#### AIM
In the listing that follows, retype every line from the first through the one containing "(sep.-50) -- (b0) -- (b1);". Pictures are to be left out.

#### DATASET EXTRACT
>> Begin

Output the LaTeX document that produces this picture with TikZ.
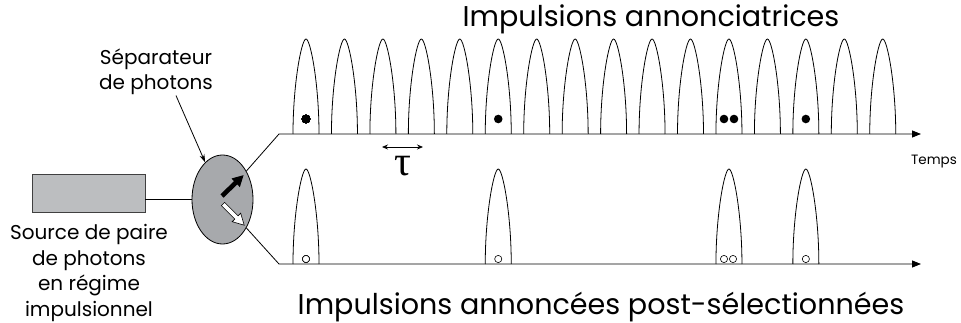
\documentclass[tikz,border=0pt]{standalone}
\usepackage{fontspec}
\setmainfont{Poppins}
\newfontfamily\greekfont{Liberation Serif}
\usepackage{tikz}
\usetikzlibrary{arrows.meta,positioning,calc,shapes.geometric}
\usepackage{xcolor}
\definecolor{srcgray}{HTML}{BCBEC0}
\definecolor{sepgray}{HTML}{A7A9AC}
% une impulsion : centre, ligne de base
\newcommand{\pulse}[2]{\draw (#1-13,#2) .. controls (#1-13,#2-50) and (#1-4.5,#2-95) .. (#1,#2-95) .. controls (#1+4.5,#2-95) and (#1+13,#2-50) .. (#1+13,#2);}

\begin{document}
\begin{tikzpicture}[x=1pt, y=-1pt, line width=0.8pt,
    title/.style={font=\fontsize{28.6}{30}\selectfont, anchor=base},
    lbl/.style={font=\fontsize{20}{25.5}\selectfont, align=center, inner sep=0pt},
    axis/.style={-{Triangle[length=9pt,width=7pt]}},
    photon/.style={fill=black},
    herald/.style={draw=black, fill=white, line width=0.6pt},
    blkarrow/.pic={\path[pic actions] (0,-2.3) -- (19,-2.3) -- (19,-6) -- (30,0) -- (19,6) -- (19,2.3) -- (0,2.3) -- cycle;}
]
\useasboundingbox (0,0) rectangle (961,323);

% source et séparateur
\node[draw=black!75, fill=srcgray, minimum width=113pt, minimum height=38pt, inner sep=0pt] (src) at (88.5,193) {};
\node[ellipse, draw=black, fill=sepgray, minimum width=61pt, minimum height=89pt, inner sep=0pt] (sep) at (222.5,199.5) {};
\pic[rotate=44, fill=black] (blk) at (222,196) {blkarrow};
\pic[rotate=-45, fill=white, draw=black, line width=0.6pt] (wht) at (223,204) {blkarrow};

\node[lbl] (srclbl) at (89,273) {Source de paire\\de photons\\en régime\\impulsionnel};
\node[lbl] (seplbl) at (156,72) {Séparateur\\de photons};
\draw[-{Stealth[length=8pt,width=5pt]}] ([xshift=20pt]seplbl.south) -- (sep.115);

\draw (src.east |- sep.west) -- (sep.west);

% axes du temps
\coordinate (t0) at (279,134);
\coordinate (t1) at (921,134);
\coordinate (b0) at (279,264);
\coordinate (b1) at (921,264);
\draw[axis] (sep.50) -- (t0) -- (t1);
\draw[axis] (sep.-50) -- (b0) -- (b1);

% impulsions annonciatrices
\foreach \i [evaluate=\i as \c using 306+38.45*\i] in {0,...,15}
    \pulse{\c}{134}
\fill[photon] (306,119) circle (4.3);
\fill[photon] (498.25,119) circle (4.3);
\fill[photon] (724,119) circle (4.3);
\fill[photon] (734,119) circle (4.3);
\fill[photon] (805.85,119) circle (4.3);

% impulsions annoncées
\foreach \i [evaluate=\i as \c using 306+38.45*\i] in {0,5,11,13}
    \pulse{\c}{264}
\draw[herald] (306,259) circle (3.6);
\draw[herald] (498.25,259) circle (3.6);
\draw[herald] (724,259) circle (3.6);
\draw[herald] (733,259) circle (3.6);
\draw[herald] (805.85,259) circle (3.6);

% période
\coordinate (tauL) at (382,147);
\coordinate (tauR) at (423,147);
\draw[{Stealth[length=6pt,width=5pt]}-{Stealth[length=6pt,width=5pt]}] (tauL) -- (tauR);
\node[font=\greekfont\fontsize{42}{42}\selectfont] (tau) at (403,166) {τ};

% titres
\node[title] (toptitle) at (651,27) {Impulsions annonciatrices};
\node[title] (bottitle) at (601,314.5) {Impulsions annoncées post-sélectionnées};
\node[font=\fontsize{13.5}{14}\selectfont, anchor=base] (temps) at (934,165) {Temps};

\end{tikzpicture}
\end{document}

>> End

#### SOLUTION BELOW
Output the LaTeX document that produces this picture with TikZ.
\documentclass[tikz,border=0pt]{standalone}
\usepackage{fontspec}
\setmainfont{Poppins}
\newfontfamily\greekfont{Liberation Serif}
\usepackage{tikz}
\usetikzlibrary{arrows.meta,positioning,calc,shapes.geometric}
\usepackage{xcolor}
\definecolor{srcgray}{HTML}{BCBEC0}
\definecolor{sepgray}{HTML}{A7A9AC}
% une impulsion : centre, ligne de base
\newcommand{\pulse}[2]{\draw (#1-13,#2) .. controls (#1-13,#2-50) and (#1-4.5,#2-95) .. (#1,#2-95) .. controls (#1+4.5,#2-95) and (#1+13,#2-50) .. (#1+13,#2);}

\begin{document}
\begin{tikzpicture}[x=1pt, y=-1pt, line width=0.8pt,
    title/.style={font=\fontsize{28.6}{30}\selectfont, anchor=base},
    lbl/.style={font=\fontsize{20}{25.5}\selectfont, align=center, inner sep=0pt},
    axis/.style={-{Triangle[length=9pt,width=7pt]}},
    photon/.style={fill=black},
    herald/.style={draw=black, fill=white, line width=0.6pt},
    blkarrow/.pic={\path[pic actions] (0,-2.3) -- (19,-2.3) -- (19,-6) -- (30,0) -- (19,6) -- (19,2.3) -- (0,2.3) -- cycle;}
]
\useasboundingbox (0,0) rectangle (961,323);

% source et séparateur
\node[draw=black!75, fill=srcgray, minimum width=113pt, minimum height=38pt, inner sep=0pt] (src) at (88.5,193) {};
\node[ellipse, draw=black, fill=sepgray, minimum width=61pt, minimum height=89pt, inner sep=0pt] (sep) at (222.5,199.5) {};
\pic[rotate=44, fill=black] (blk) at (222,196) {blkarrow};
\pic[rotate=-45, fill=white, draw=black, line width=0.6pt] (wht) at (223,204) {blkarrow};

\node[lbl] (srclbl) at (89,273) {Source de paire\\de photons\\en régime\\impulsionnel};
\node[lbl] (seplbl) at (156,72) {Séparateur\\de photons};
\draw[-{Stealth[length=8pt,width=5pt]}] ([xshift=20pt]seplbl.south) -- (sep.115);

\draw (src.east |- sep.west) -- (sep.west);

% axes du temps
\coordinate (t0) at (279,134);
\coordinate (t1) at (921,134);
\coordinate (b0) at (279,264);
\coordinate (b1) at (921,264);
\draw[axis] (sep.50) -- (t0) -- (t1);
\draw[axis] (sep.-50) -- (b0) -- (b1);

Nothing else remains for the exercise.